= Steed-Kisker culture =

Precontact Native American culture

The Steed-Kisker culture is a cultural phase (name that archaeologists give to a group of culturally similar peoples) of the larger Central Plains Village tradition of the Plains Village period. This term applies to the precontact Indigenous peoples of the Great Plains region of what is now United States.

The Steed-Kisker culture primarily exists near present-day Kansas City, Missouri, from about 900 to 1400 CE. From about 1000 to 1250, they are believed to have originally been made up of a group of farmers who migrated from the Cahokia region east of the Mississippi River. As they adapted to local conditions and materials, they made changes in their traditional customs.

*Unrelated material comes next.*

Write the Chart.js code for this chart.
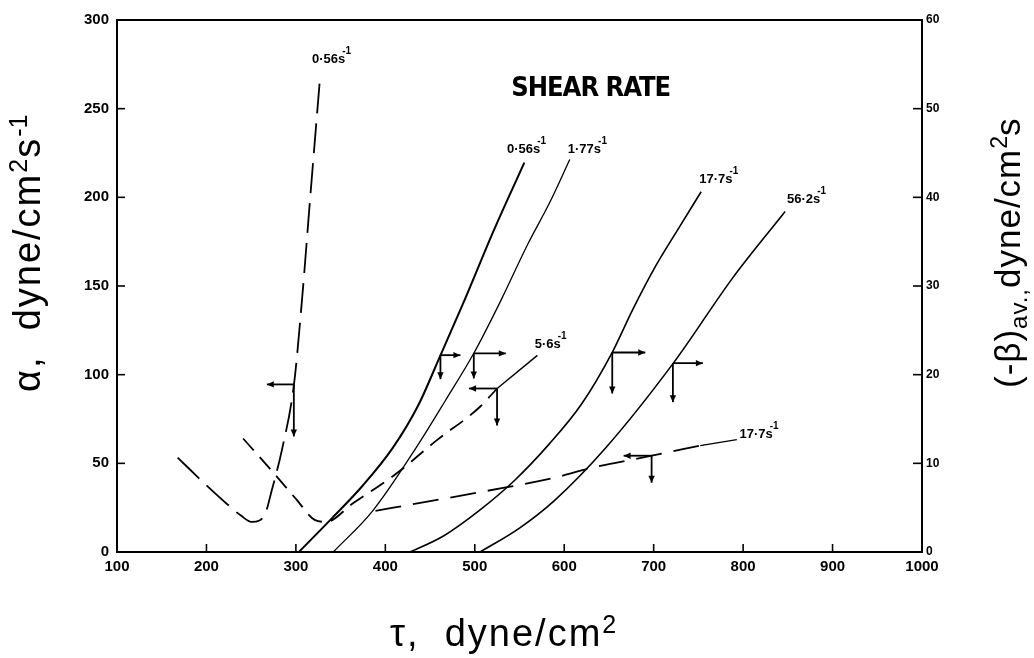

They are considered to link the people of the Plains Village period to the larger Middle Mississippian culture and trading network.

Initially, numerous Cahokia-style projectile points were found here, and a trading link was theorized. But more recently, other evidence, such as "wall trench house construction, quantification of non-local trade materials", and evidence of two temple mound communities on the lower Missouri River (which were destroyed, used for fill in railroad development in the 19th century) have indicated more direct relations and early settlement by people from Cahokia.

The Cloverdale archaeological site near Saint Joseph, Missouri, is one of the more important sites associated with the phase, showing occupation about 1200 CE. Other sites with Steed-Kisker occupations include the Crabtree Site (23CL164), the Katz Site (23CL163) and the Steed-Kisker Site, for which the culture is named.

Cahokia was more than 320 miles by waterways from the Cloverdale site; it was located near a small tributary of the Illinois River and east of the Mississippi River in present-day Illinois, on a latitude with the future site of St. Louis. It had a large territory of influence along the major tributaries.